Assuming you buy the correct size to fit your finger the next important question is what material to choose from. Many slide makers have used exotic materials to get different tones but for now we will look at the three most common, glass, metal and ceramic (glazed). In determining which is right for you reference material is important as is experimentation. Early blues players very commonly used metal slides, either brass or steel. Metal slides give good volume and sustain but the tone can be harsh, great if you want the raw blues sound of Robert Johnson or Son House but not so good if you want to minimize string noise. This is a generalization as slides range from steel and chrome to brass and aluminum to exotic and often expensive coatings or alloys. Glass slides give a smoother sound with slightly less sustain and volume but can be a very pleasing sound, Derek Trucks and Ry Cooder both favor glass slides as did Duane Allman, personally I prefer glass slides for electric guitar and steel for acoustic but that is only my personal preference. Finally Ceramic and glazed slides seem to produce the warmest, quietest tones of all, less popular than glass or steel they definitely give the player something different if you have already tried glass and steel but I would not advise as your first slide. That being said Keb Mo, Billy Gibbons and Joe Perry all have signature ceramic slides.

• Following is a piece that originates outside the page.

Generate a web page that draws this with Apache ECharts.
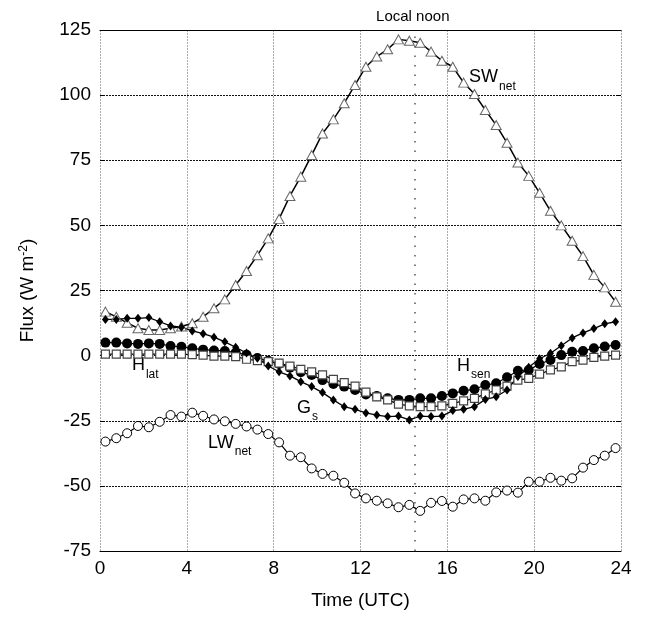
<!DOCTYPE html>
<html><head><meta charset="utf-8">
<script src="https://cdn.jsdelivr.net/npm/echarts@6/dist/echarts.min.js"></script>
<style>html,body{margin:0;padding:0;background:#fff}#c{width:645px;height:620px}</style>
</head><body><div id="c"></div>
<script>
const timeUTC = [0.25,0.75,1.25,1.75,2.25,2.75,3.25,3.75,4.25,4.75,5.25,5.75,6.25,6.75,7.25,7.75,8.25,8.75,9.25,9.75,10.25,10.75,11.25,11.75,12.25,12.75,13.25,13.75,14.25,14.75,15.25,15.75,16.25,16.75,17.25,17.75,18.25,18.75,19.25,19.75,20.25,20.75,21.25,21.75,22.25,22.75,23.25,23.75];
const swNet = [16.9,14.9,12.6,10.5,9.8,9.8,10.5,11.2,12.4,14.9,18.2,21.6,27.1,32.5,38.5,45.0,52.5,61.3,68.7,77.0,85.3,90.7,96.9,103.9,110.9,114.8,117.6,121.4,120.9,120.1,116.7,113.2,110.9,104.8,100.4,94.3,88.5,81.7,74.1,69.0,62.5,55.6,50.0,44.1,38.2,31.0,26.2,20.7];
const lwNet = [-33.0,-31.7,-29.8,-27.0,-27.5,-25.4,-22.8,-23.4,-21.9,-23.1,-24.5,-25.2,-26.2,-27.2,-28.4,-30.1,-33.3,-38.4,-39.0,-43.3,-45.4,-46.1,-48.8,-52.9,-54.8,-55.7,-56.7,-58.2,-57.3,-59.6,-56.5,-55.8,-58.0,-55.2,-54.8,-55.7,-52.5,-51.8,-52.6,-48.4,-48.4,-46.9,-48.0,-47.1,-43.0,-40.1,-38.4,-35.5];
const hSen = [5.0,5.0,4.7,4.5,4.7,4.5,3.7,3.4,2.8,2.3,2.0,1.8,1.2,0.3,-0.9,-2.0,-3.2,-4.6,-6.4,-7.4,-9.4,-10.9,-11.9,-13.2,-14.9,-15.5,-16.4,-17.0,-17.0,-16.4,-16.4,-15.5,-14.5,-13.5,-12.9,-11.3,-10.6,-8.3,-5.8,-5.5,-3.2,-1.7,0.2,1.5,1.8,2.8,3.5,4.1];
const hLat = [0.6,0.6,0.6,0.6,0.6,0.6,0.6,0.6,0.4,0.2,-0.2,-0.2,-0.4,-1.4,-1.9,-2.3,-2.9,-4.0,-5.3,-6.2,-7.4,-9.1,-10.4,-11.7,-14.0,-15.8,-17.0,-18.6,-19.3,-19.6,-19.6,-19.3,-18.3,-17.4,-16.4,-14.7,-13.2,-11.7,-9.4,-8.7,-7.1,-5.5,-4.3,-2.3,-1.7,-0.7,-0.2,0.2];
const gS = [13.9,13.9,14.3,14.3,14.6,13.0,11.4,10.9,9.5,8.4,7.1,5.3,3.2,1.0,-1.0,-4.0,-6.2,-7.8,-10.0,-11.9,-14.2,-17.0,-19.6,-20.6,-22.0,-22.8,-23.4,-23.2,-24.7,-23.2,-23.4,-23.2,-21.1,-20.6,-19.6,-16.8,-15.8,-13.2,-8.0,-4.5,-1.2,0.9,3.8,6.8,8.7,10.4,12.2,13.0];
const xTickValues = [0,4,8,12,16,20,24];
const yTickValues = [-75,-50,-25,0,25,50,75,100,125];
const localNoonTime = 14.5;
const noonLabel = 'Local noon';
const xTitle = 'Time (UTC)';
// label text: [main, subscript, time anchor, flux anchor]
const seriesLabels = [
  ['SW','net',17.0,106.8],
  ['H','sen',16.45,-4.0],
  ['H','lat',1.47,-3.8],
  ['G','s',9.07,-20.1],
  ['LW','net',4.98,-33.5]
];

const FONT = '"Liberation Sans", Arial, Helvetica, sans-serif';
const chart = echarts.init(document.getElementById('c'), null, {renderer:'canvas'});
const pair = (ys) => timeUTC.map((t,i)=>[t, ys[i]]);

const option = {
  backgroundColor:'#fff',
  animation:false,
  grid:{left:100, right:24, top:30, bottom:69, containLabel:false},
  xAxis:[{
    type:'value', min:0, max:24, interval:4,
    name: xTitle, nameLocation:'middle', nameGap:40,
    nameTextStyle:{fontFamily:FONT, fontSize:19, color:'#000'},
    axisLine:{show:true, onZero:false, lineStyle:{color:'#000', width:1.2}},
    axisTick:{show:false},
    axisLabel:{fontFamily:FONT, fontSize:19, color:'#000', margin:8,
      formatter:(v)=> xTickValues.includes(v)? String(v):''},
    splitLine:{show:true, lineStyle:{color:'#aaa', width:1, type:[2,1]}}
  },{
    type:'value', min:0, max:24, interval:4, position:'top',
    axisLine:{show:true, onZero:false, lineStyle:{color:'#000', width:1.2}},
    axisTick:{show:false}, axisLabel:{show:false}, splitLine:{show:false}
  }],
  yAxis:[{
    type:'value', min:-75, max:125, interval:25,
    name:'{a|Flux (W m}{s|-2}{a|)}', nameLocation:'middle', nameGap:62, nameRotate:90,
    nameTextStyle:{rich:{
      a:{fontFamily:FONT, fontSize:19, color:'#000'},
      s:{fontFamily:FONT, fontSize:12, color:'#000', verticalAlign:'top', padding:[0,0,8,0]}
    }},
    axisLine:{show:false, onZero:false},
    axisTick:{show:true, inside:true, length:5, lineStyle:{color:'#000'}},
    axisLabel:{fontFamily:FONT, fontSize:19, color:'#000', margin:9,
      formatter:(v)=> yTickValues.includes(v)? String(v):''},
    splitLine:{show:true, lineStyle:{color:'#111', width:1, type:[2,1]}}
  },{
    type:'value', min:-75, max:125, interval:25, position:'right',
    axisLine:{show:false, onZero:false},
    axisTick:{show:true, inside:true, length:5, lineStyle:{color:'#000'}},
    axisLabel:{show:false}, splitLine:{show:false}
  }],
  series:[
    {name:'SW', type:'line', data:pair(swNet), symbol:'triangle', symbolSize:[10,9],
     lineStyle:{color:'#000', width:1.5}, itemStyle:{color:'#fff', borderColor:'#666', borderWidth:1},
     markLine:{silent:true, symbol:'none', label:{show:false},
       lineStyle:{color:'#555', width:1.5, type:[1.5,8]},
       data:[{xAxis:localNoonTime}]}},
    {name:'LW', type:'line', data:pair(lwNet), symbol:'circle', symbolSize:9,
     lineStyle:{color:'#000', width:1.2}, itemStyle:{color:'#fff', borderColor:'#000', borderWidth:1}},
    {name:'Hsen', type:'line', data:pair(hSen), symbol:'circle', symbolSize:10,
     lineStyle:{color:'#000', width:1.2}, itemStyle:{color:'#000', borderColor:'#000', borderWidth:0}},
    {name:'Hlat', type:'line', data:pair(hLat), symbol:'rect', symbolSize:8,
     lineStyle:{color:'#000', width:1.2}, itemStyle:{color:'#fff', borderColor:'#444', borderWidth:1.2}},
    {name:'Gs', type:'line', data:pair(gS), symbol:'diamond', symbolSize:[7,9],
     lineStyle:{color:'#000', width:1.3}, itemStyle:{color:'#000', borderWidth:0}}
  ]
};
chart.setOption(option);

// annotation labels placed at data coordinates
const ctx = document.createElement('canvas').getContext('2d');
function textW(s, size){ ctx.font = size + 'px ' + FONT; return ctx.measureText(s).width; }
const elements = [];
seriesLabels.forEach(([m, s, t, v])=>{
  const p = chart.convertToPixel({gridIndex:0}, [t, v]);
  const w = textW(m, 18);
  elements.push({type:'text', x:p[0], y:p[1], style:{text:m, font:'18px '+FONT, fill:'#000', align:'left', verticalAlign:'middle'}});
  elements.push({type:'text', x:p[0]+w+1, y:p[1]+9, style:{text:s, font:'12px '+FONT, fill:'#000', align:'left', verticalAlign:'middle'}});
});
const pn = chart.convertToPixel({gridIndex:0}, [localNoonTime, 125]);
elements.push({type:'text', x:pn[0]-2, y:pn[1]-13, style:{text:noonLabel, font:'15px '+FONT, fill:'#000', align:'center', verticalAlign:'middle'}});
chart.setOption({graphic:{elements}});
</script></body></html>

So we are done right? Well not quite, even if you have decided you want a steel slide and know what size fits you, there will be a startling range of weight, thickness and length options available and the question of straight walled or concave slides. Acoustic guitarists often play alternate bass lines on the low strings playing the melody on the top three strings meaning a shorter slide that doesn’t cover all six strings is an advantage, when starting out however I always recommend a slide that covers six strings to be able to experiment with chords under the slide. Ry Cooder once said that the heavier the slide the better the tone and sustain and having experimented with many slides I tend to agree with this, as do many others. But before purchasing a slide that’s extremely heavy, be aware that a heavy slide presses down more on strings affecting intonation, especially on light electric guitar strings, finding a balance between these two is again down to experimenting and your preference, what feels comfortable, though this is where signature slides can provide an advantage if there is a specific tone you are going for. Finally, some guitars have quite pronounced fingerboards and getting a straight walled slide to touch all six strings is going to cause issues, enter the concave slide that takes this radius in the strings into consideration, some slides also have a sloping interior that can make a comfortable fit and ass weight to the slide, it being thicker at one end.
I keep a wide range of slides in my teaching room for students to try for size, a quick Google search will let you know what type of slide your favorite player is using, but make sure this purchase is based on their tone and not their playing ability, and obviously guitar, amp and effects are a big factor. At time of writing I am having great results with a Martin Simpson signature slide from Wolfram.